La Svizzera è finita nella tempesta commerciale innescata dal Presidente degli Stati Uniti Donald Trump. A partire dal 7 agosto, le esportazioni svizzere verso il mercato americano saranno soggette a dazi pari al 39%, una cifra ben superiore al 31% inizialmente minacciato nei mesi scorsi.
Il provvedimento è contenuto in due ordini esecutivi firmati lo scorso venerdì dallo stesso Presidente, che ha annunciato una nuova serie di tariffe doganali contro diversi Paesi. Sorprende, in particolare, il fatto che la percentuale imposta alla Svizzera sia più del doppio di quella applicata all’Unione Europea, fermatasi al 15%.
Il colpo è duro per l’economia svizzera, da sempre fondata su un modello fortemente orientato all’export. Le reazioni dal mondo imprenditoriale non si sono fatte attendere. “Siamo un Paese esportatore – ha dichiarato un portavoce di Swissmem, la principale associazione dell’industria manifatturiera – e questi dazi sono irrazionali e pericolosi. Potrebbero mettere a rischio migliaia di posti di lavoro”. La Svizzera esporta ogni anno circa il 19% dei suoi beni proprio verso gli Stati Uniti, primo partner commerciale per prodotti chiave come farmaci, macchinari di precisione, orologi e cioccolato.
Al momento, sembrano essere esclusi dalle nuove misure protezionistiche i prodotti farmaceutici e le importazioni di oro, che rappresentano una parte fondamentale del surplus commerciale della Confederazione. Tuttavia, il colpo rimane pesante: secondo i dati ufficiali, le esportazioni svizzere verso gli USA valgono circa 60,9 miliardi di dollari. Non stupisce quindi che il principale indice della Borsa svizzera, lo SMI, abbia reagito negativamente, registrando un calo dello 0,4% nella giornata successiva all’annuncio, in controtendenza rispetto agli altri listini europei.
Alla base della mossa di Trump ci sarebbe il persistente disavanzo commerciale degli Stati Uniti nei confronti della Svizzera, che ha toccato quota 40 miliardi di dollari. Un dato influenzato in modo significativo dalle importazioni americane di oro e prodotti farmaceutici – settori che restano esclusi dai dazi. Il Presidente ha accusato la Svizzera di approfittare delle regole del commercio internazionale, conducendo una “concorrenza sleale” ai danni dell’economia statunitense.
Sul piano politico, la decisione ha provocato un’ondata di critiche a Berna. “Una sorpresa e una delusione”, hanno commentato diversi esponenti di governo, mentre dal Parlamento sono arrivate parole di forte preoccupazione.
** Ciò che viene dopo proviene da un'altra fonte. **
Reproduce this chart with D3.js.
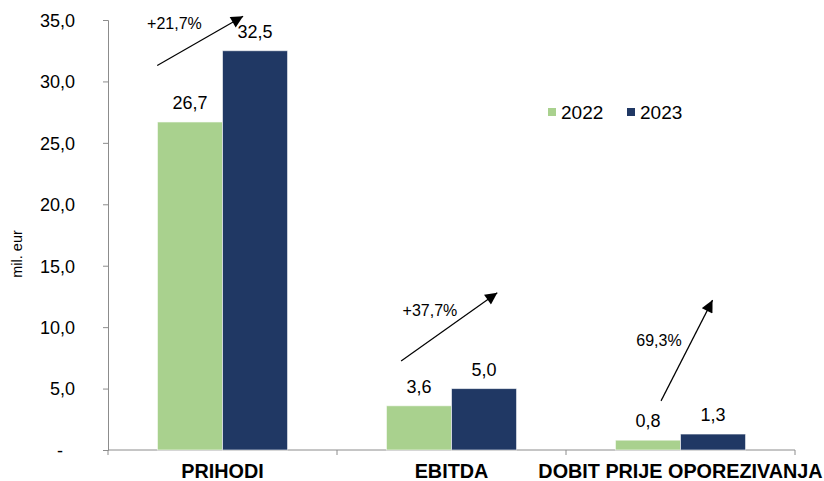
<!DOCTYPE html>
<html>
<head>
<meta charset="utf-8">
<script src="https://cdn.jsdelivr.net/npm/d3@7"></script>
<style>
  body { margin: 0; background: #fff; }
  svg { display: block; font-family: "Liberation Sans", Arial, sans-serif; }
</style>
</head>
<body>
<svg id="chart" width="824" height="481"></svg>
<script>
var categories = ['PRIHODI', 'EBITDA', 'DOBIT PRIJE OPOREZIVANJA'];
var years = ['2022', '2023'];
var values2022 = [26.7, 3.6, 0.8];
var values2023 = [32.5, 5.0, 1.3];
var growthLabels = ['+21,7%', '+37,7%', '69,3%'];
var yTicks = [0, 5, 10, 15, 20, 25, 30, 35];

// arrow annotations: x as fraction of the category band, y in data units
var arrows = [
    {from: [0.215, 31.3], to: [0.59, 35.3], text: [0.29, 34.3]},
    {from: [0.28, 7.25], to: [0.70, 12.8], text: [0.406, 10.9]},
    {from: [0.415, 4.0], to: [0.64, 12.2], text: [0.406, 8.5]}
];

var colors = {'2022': '#a9d18e', '2023': '#203864'};
var axisColor = '#8c8c8c';

var svg = d3.select('#chart');

var x0 = d3.scaleBand().domain(categories).range([108, 795]).padding(0);
var x1 = d3.scaleBand().domain(years).range([0, x0.bandwidth()])
    .paddingInner(0).paddingOuter(0.76);
var y = d3.scaleLinear().domain([0, 35]).range([450, 20]);

var fmt = function(v) {
    return v === 0 ? '-' : d3.format('.1f')(v).replace('.', ',');
};

/* y axis */
var yAxis = svg.append('g').attr('transform', 'translate(108,0)')
    .call(d3.axisLeft(y).tickValues(yTicks).tickSize(5).tickPadding(28).tickFormat(fmt));
yAxis.select('.domain').attr('stroke', axisColor);
yAxis.selectAll('.tick line').attr('stroke', axisColor);
yAxis.selectAll('.tick text')
    .attr('fill', '#000')
    .style('font-size', '18px')
    .attr('dy', '0.35em')
    .attr('dx', function(d) { return d === 0 ? -12 : 0; });

/* x axis: line + boundary ticks */
var xAxis = svg.append('g');
xAxis.append('line')
    .attr('x1', x0.range()[0]).attr('x2', x0.range()[1])
    .attr('y1', y(0)).attr('y2', y(0))
    .attr('stroke', axisColor);
var bounds = categories.map(function(c) { return x0(c); }).concat([x0.range()[1]]);
xAxis.selectAll('line.tick').data(bounds).enter().append('line')
    .attr('class', 'tick')
    .attr('x1', function(d) { return d; }).attr('x2', function(d) { return d; })
    .attr('y1', y(0)).attr('y2', y(0) + 5)
    .attr('stroke', axisColor);
xAxis.selectAll('text').data(categories).enter().append('text')
    .attr('x', function(d) { return x0(d) + x0.bandwidth() / 2; })
    .attr('y', 478)
    .attr('text-anchor', 'middle')
    .style('font-size', '19.8px')
    .style('font-weight', 'bold')
    .text(function(d) { return d; });

/* y axis title */
svg.append('text')
    .attr('transform', 'translate(22,254) rotate(-90)')
    .attr('text-anchor', 'middle')
    .style('font-size', '14.5px')
    .text('mil. eur');

/* bars */
var rows = categories.map(function(c, i) {
    return {cat: c, vals: [{year: '2022', v: values2022[i]}, {year: '2023', v: values2023[i]}]};
});
var groups = svg.selectAll('g.group').data(rows).enter().append('g')
    .attr('class', 'group')
    .attr('transform', function(d) { return 'translate(' + x0(d.cat) + ',0)'; });
groups.selectAll('rect').data(function(d) { return d.vals; }).enter().append('rect')
    .attr('x', function(d) { return x1(d.year); })
    .attr('width', x1.bandwidth())
    .attr('y', function(d) { return y(d.v); })
    .attr('height', function(d) { return y(0) - y(d.v); })
    .attr('fill', function(d) { return colors[d.year]; })
    .attr('stroke', 'rgba(255,255,255,0.6)')
    .attr('stroke-width', 1);
groups.selectAll('text').data(function(d) { return d.vals; }).enter().append('text')
    .attr('x', function(d) { return x1(d.year) + x1.bandwidth() / 2; })
    .attr('y', function(d) { return y(d.v) - 13; })
    .attr('text-anchor', 'middle')
    .style('font-size', '18px')
    .text(function(d) { return fmt(d.v); });

/* growth arrows */
svg.append('defs').append('marker')
    .attr('id', 'head')
    .attr('viewBox', '0 0 10 10')
    .attr('refX', 10).attr('refY', 5)
    .attr('markerUnits', 'userSpaceOnUse')
    .attr('markerWidth', 14).attr('markerHeight', 12)
    .attr('orient', 'auto')
    .append('path').attr('d', 'M0,0L10,5L0,10Z').attr('fill', '#000');

arrows.forEach(function(a, i) {
    var left = x0(categories[i]), w = x0.bandwidth();
    svg.append('line')
        .attr('x1', left + a.from[0] * w).attr('y1', y(a.from[1]))
        .attr('x2', left + a.to[0] * w).attr('y2', y(a.to[1]))
        .attr('stroke', '#000').attr('stroke-width', 1.2)
        .attr('marker-end', 'url(#head)');
    svg.append('text')
        .attr('x', left + a.text[0] * w).attr('y', y(a.text[1]))
        .attr('text-anchor', 'middle')
        .style('font-size', '16px')
        .text(growthLabels[i]);
});

/* legend */
var legend = svg.append('g').attr('transform', 'translate(548,108)');
var items = legend.selectAll('g').data(years).enter().append('g')
    .attr('transform', function(d, i) { return 'translate(' + (i * 79) + ',0)'; });
items.append('rect').attr('width', 8).attr('height', 8)
    .attr('fill', function(d) { return colors[d]; });
items.append('text').attr('x', 13).attr('y', 11)
    .style('font-size', '19px')
    .text(function(d) { return d; });
</script>
</body>
</html>
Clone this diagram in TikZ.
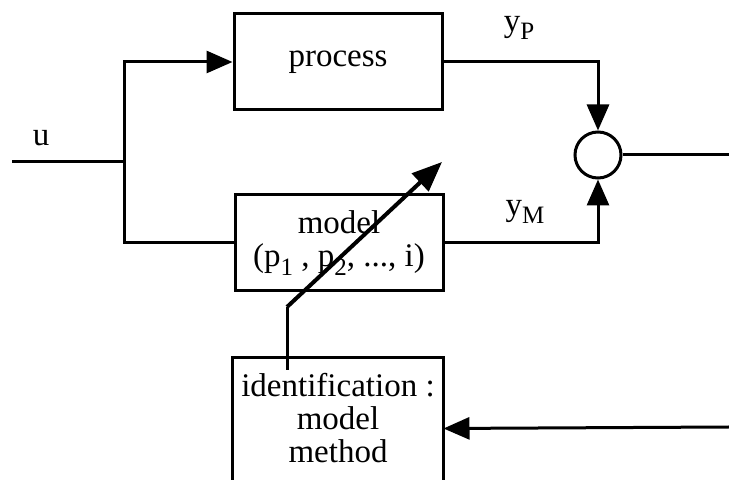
\documentclass[tikz,border=0pt]{standalone}
\usepackage{fontspec}
\setmainfont{Liberation Serif}
\usepackage{tikz}
\usetikzlibrary{arrows.meta,calc,positioning}

\newcommand{\msub}[1]{\raisebox{-0.55ex}{\fontsize{12.5}{12.5}\selectfont #1}}

\begin{document}
\begin{tikzpicture}[x=0.5pt, y=-0.5pt,
        mblock/.style = {draw, line width = 1.5pt, minimum width = 104pt, minimum height = 48pt, inner sep = 0pt},
        msum/.style = {draw, circle, line width = 1.5pt, minimum size = 23pt, inner sep = 0pt},
        mline/.style = {line width = 1.5pt},
        marrow/.style = {arrows = {-Triangle[length=13pt, width=11pt]}, line width = 1.5pt},
        marrowb/.style = {arrows = {-Triangle[length=15pt, width=12pt]}, line width = 2pt},
        every node/.style = {font = \fontsize{16.5}{16.5}\selectfont}
        ]
        \useasboundingbox (0,0) rectangle (729,480);

        \node[mblock] (process) at (338,62) {process};
        \node[mblock, align=center] (model) at (339,243) {model\\(p\msub{1} , p\msub{2}, ..., i)};
        \node[msum] (sum) at (598,155) {};

        % identification block, open at the bottom
        \node[mblock, draw=none, minimum height = 69pt, anchor=north] (ident) at (338,358) {};
        \draw[mline] ($(ident.south west)+(0,-2)$) -- (ident.north west) -- (ident.north east) -- ($(ident.south east)+(0,-2)$);
        \node[align=center] (identtxt) at (338,418) {identification :\\model\\method};

        \coordinate (in) at (12,162);
        \coordinate (branch) at (124,162);
        \coordinate (out) at (729,155);
        \coordinate (fb) at (729,427);
        \coordinate (adjfoot) at (287,370);
        \coordinate (adjbend) at (287,307);
        \coordinate (adjtip) at (442,162);

        \node (u) at (41,138) {u};
        \node (yP) at (519,28) {y\msub{P}};
        \node (yM) at (525,212) {y\msub{M}};

        \draw[mline] (in) -- (branch);
        \draw[marrow] (branch) |- (process.west);
        \draw[mline] (branch) |- (model.west);
        \draw[marrow] (process.east) -| (sum.north);
        \draw[marrow] (model.east) -| (sum.south);
        \draw[mline] (sum.east) -- (out);
        \draw[marrow] (fb) -- (ident.east);

        \draw[mline] (adjfoot) -- (adjbend);
        \draw[marrowb] (adjbend) -- (adjtip);

    \end{tikzpicture}
\end{document}
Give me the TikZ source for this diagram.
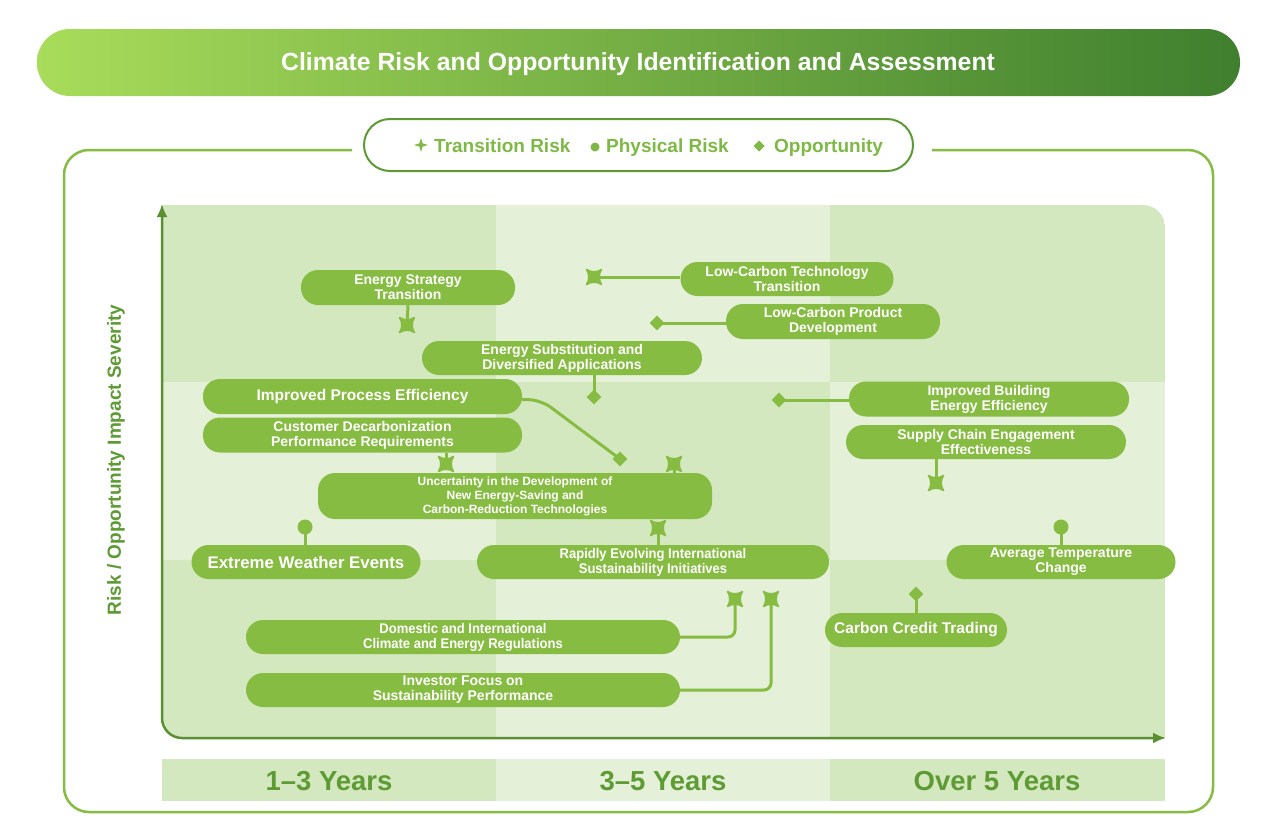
\documentclass[tikz,border=0pt]{standalone}
\usepackage{fontspec}
\setmainfont{Liberation Sans}
\newfontfamily\narrowfont{Liberation Sans}[FakeStretch=0.93]
\usetikzlibrary{shapes.geometric, arrows.meta}
\definecolor{ngreen}{HTML}{87BC43}
\definecolor{qdark}{HTML}{D4E8BF}
\definecolor{qlight}{HTML}{E4F0D8}
\definecolor{tleft}{HTML}{A8DC5A}
\definecolor{tright}{HTML}{3F7F2E}
\definecolor{lgtext}{HTML}{7DB944}
\definecolor{lgborder}{HTML}{5C9A35}
\definecolor{axisc}{HTML}{5A9032}
\definecolor{yeartext}{HTML}{5E9B34}
\tikzset{
  pill/.style={fill=ngreen, text=white, rounded corners=17pt, minimum height=34pt, inner sep=0pt, align=center, font=\bfseries\fontsize{14}{15}\selectfont},
  bigtext/.style={font=\bfseries\fontsize{15.5}{17}\selectfont},
  hugetext/.style={font=\bfseries\fontsize{16.8}{18}\selectfont},
  smalltext/.style={font=\bfseries\fontsize{12}{14}\selectfont},
  narrowtext/.style={font=\narrowfont\bfseries\fontsize{14}{15}\selectfont},
  conn/.style={draw=ngreen, line width=3pt},
  dmark/.style={diamond, fill=ngreen, minimum size=15pt, inner sep=0pt},
  cmark/.style={circle, fill=ngreen, minimum size=15pt, inner sep=0pt},
  tstar/.pic={\filldraw[ngreen, line width=1.5pt, line join=round] (-7.5,-7.5) .. controls (-3,-4.5) and (3,-4.5) .. (7.5,-7.5) .. controls (4.5,-3) and (4.5,3) .. (7.5,7.5) .. controls (3,4.5) and (-3,4.5) .. (-7.5,7.5) .. controls (-4.5,3) and (-4.5,-3) .. cycle;},
  yearlabel/.style={text=yeartext, font=\bfseries\fontsize{27.5}{30}\selectfont},
  legtext/.style={anchor=base west, inner sep=0pt, text=lgtext, font=\bfseries\fontsize{19}{21}\selectfont}
}
\begin{document}
\begin{tikzpicture}[x=1pt,y=-1pt]
\useasboundingbox (0,0) rectangle (1277,835);
\fill[white] (0,0) rectangle (1277,835);

% title bar
\shade[left color=tleft, right color=tright, rounded corners=33pt] (37,29) rectangle (1240,96);
\node[text=white, font=\bfseries\fontsize{24.8}{27}\selectfont] (title) at (638,64) {Climate Risk and Opportunity Identification and Assessment};

% outer frame
\draw[ngreen, line width=2.5pt, rounded corners=25pt] (352,150) -- (64,150) -- (64,812) -- (1213,812) -- (1213,150) -- (932,150);

% legend
\node[draw=lgborder, line width=2pt, fill=white, rounded corners=26pt, minimum width=549pt, minimum height=52pt, inner sep=0pt] (legend) at (638.5,145) {};
\fill[lgtext] (421,138) -- (422.6,143.4) -- (428,145) -- (422.6,146.6) -- (421,152) -- (419.4,146.6) -- (414,145) -- (419.4,143.4) -- cycle;
\node[legtext] (lt1) at (434,152) {Transition Risk};
\fill[lgtext] (595,147) circle[radius=4.5];
\node[legtext] (lt2) at (606,152) {Physical Risk};
\fill[lgtext] (759,140.5) -- (764.5,146) -- (759,151.5) -- (753.5,146) -- cycle;
\node[legtext] (lt3) at (774,152) {Opportunity};

% grid
\begin{scope}
\clip (162,205) -- (1143,205) .. controls (1155.1,205) and (1165,214.9) .. (1165,227) -- (1165,738) -- (182,738) .. controls (171,738) and (162,729) .. (162,718) -- cycle;
\fill[qdark]  (162,205) rectangle (496,382);
\fill[qlight] (496,205) rectangle (830,382);
\fill[qdark]  (830,205) rectangle (1165,382);
\fill[qlight] (162,382) rectangle (496,560);
\fill[qdark]  (496,382) rectangle (830,560);
\fill[qlight] (830,382) rectangle (1165,560);
\fill[qdark]  (162,560) rectangle (496,738);
\fill[qlight] (496,560) rectangle (830,738);
\fill[qdark]  (830,560) rectangle (1165,738);
\end{scope}

% axes
\draw[axisc, line width=2.5pt, rounded corners=20pt, {Latex[length=13pt,width=11pt]}-{Latex[length=13pt,width=11pt]}] (162,204) -- (162,738) -- (1166,738);
\node[rotate=90, text=yeartext, font=\bfseries\fontsize{19}{21}\selectfont] (ylabel) at (116,460) {Risk / Opportunity Impact Severity};

% year bands
\fill[qdark]  (162,759) rectangle (496,801);
\fill[qlight] (496,759) rectangle (830,801);
\fill[qdark]  (830,759) rectangle (1165,801);
\node[yearlabel] (y1) at (329,781) {1–3 Years};
\node[yearlabel] (y2) at (663,781) {3–5 Years};
\node[yearlabel] (y3) at (997,781) {Over 5 Years};

% nodes
\node[pill, minimum width=214pt, minimum height=35pt] (n1) at (408,287.5) {Energy Strategy\\Transition};
\node[pill, minimum width=213pt] (n2) at (787,279) {Low-Carbon Technology\\Transition};
\node[pill, minimum width=214pt, minimum height=35pt] (n3) at (833,321.5) {Low-Carbon Product\\Development};
\node[pill, minimum width=280pt] (n4) at (562,358) {Energy Substitution and\\Diversified Applications};
\node[pill, bigtext, minimum width=319pt, minimum height=35pt] (n5) at (362.5,396.5) {Improved Process Efficiency};
\node[pill, minimum width=319pt, minimum height=35pt] (n6) at (362.5,435) {Customer Decarbonization\\Performance Requirements};
\node[pill, smalltext, minimum width=394pt, minimum height=46pt] (n7) at (515,496) {Uncertainty in the Development of\\New Energy-Saving and\\Carbon-Reduction Technologies};
\node[pill, minimum width=280pt, minimum height=35pt] (n8) at (989,399) {Improved Building\\Energy Efficiency};
\node[pill, minimum width=280pt] (n9) at (986,442) {Supply Chain Engagement\\Effectiveness};
\node[pill, hugetext, minimum width=229pt] (n10) at (306,562) {Extreme Weather Events};
\node[pill, narrowtext, minimum width=352pt] (n11) at (653,562) {Rapidly Evolving International\\Sustainability Initiatives};
\node[pill, minimum width=229pt] (n12) at (1061,562) {Average Temperature\\Change};
\node[pill, bigtext, minimum width=182pt] (n13) at (916,630) {Carbon Credit Trading};
\node[pill, narrowtext, minimum width=434pt] (n14) at (463,637) {Domestic and International\\Climate and Energy Regulations};
\node[pill, minimum width=434pt] (n15) at (463,690) {Investor Focus on\\Sustainability Performance};

% marker positions
\coordinate (mA) at (407,325);
\coordinate (mB) at (594,277);
\node[dmark] (mC) at (657,323) {};
\node[dmark] (mD) at (594,397) {};
\node[dmark] (mE) at (620,459) {};
\coordinate (mF) at (446,464);
\coordinate (mG) at (674,464);
\node[dmark] (mH) at (779,400) {};
\coordinate (mI) at (936,483);
\node[cmark] (mJ) at (305,527) {};
\coordinate (mK) at (658,528);
\node[cmark] (mL) at (1061,527) {};
\node[dmark] (mM) at (916,594) {};
\coordinate (mN) at (735,599);
\coordinate (mO) at (771,599);

% connectors
\draw[conn] (n1.south) -- (mA);
\draw[conn] (mB -| n2.west) -- (mB);
\draw[conn] (mC.center -| n3.west) -- (mC.center);
\draw[conn] (mD |- n4.south) -- (mD.center);
\draw[conn, rounded corners=12pt] ([yshift=-3pt]n5.east) -- (541,400) -- (mE.center);
\draw[conn] (mF |- n6.south) -- (mF);
\draw[conn] (mG |- n7.north) -- (mG);
\draw[conn] (mH.center -| n8.west) -- (mH.center);
\draw[conn] (mI |- n9.south) -- (mI);
\draw[conn] (n10.north -| mJ) -- (mJ.center);
\draw[conn] (mK |- n11.north) -- (mK);
\draw[conn] (n12.north) -- (mL.center);
\draw[conn] (n13.north) -- (mM.center);
\draw[conn, rounded corners=7pt] (n14.east) -- (mN |- n14.east) -- (mN);
\draw[conn, rounded corners=7pt] (n15.east) -- (mO |- n15.east) -- (mO);

% transition risk markers
\pic at (mA) {tstar};
\pic at (mB) {tstar};
\pic at (mF) {tstar};
\pic at (mG) {tstar};
\pic at (mI) {tstar};
\pic at (mK) {tstar};
\pic at (mN) {tstar};
\pic at (mO) {tstar};
\end{tikzpicture}
\end{document}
L’iniziativa americana rischia infatti di incrinare i rapporti non solo bilaterali, ma anche l’equilibrio con altri partner europei. In molti leggono nell’azione del Presidente un messaggio ben preciso: nessuno è al sicuro, nemmeno un alleato storico come la Svizzera, simbolo di neutralità e diplomazia discreta.
In questo contesto, il governo svizzero è chiamato a una delicata gestione diplomatica, cercando di evitare un’escalation che potrebbe ulteriormente danneggiare l’economia nazionale. Alcuni analisti sostengono che Berna potrebbe rivolgersi all’Organizzazione Mondiale del Commercio per contestare la legittimità dei dazi, anche se i margini di manovra, in un’epoca di crescente unilateralismo, appaiono limitati.
La decisione di Trump scuote dunque le fondamenta di una storica relazione commerciale e apre un nuovo fronte nella guerra commerciale globale. Per la Svizzera, il tempo delle certezze sembra finito: ora dovrà affrontare una sfida che va ben oltre l’economia.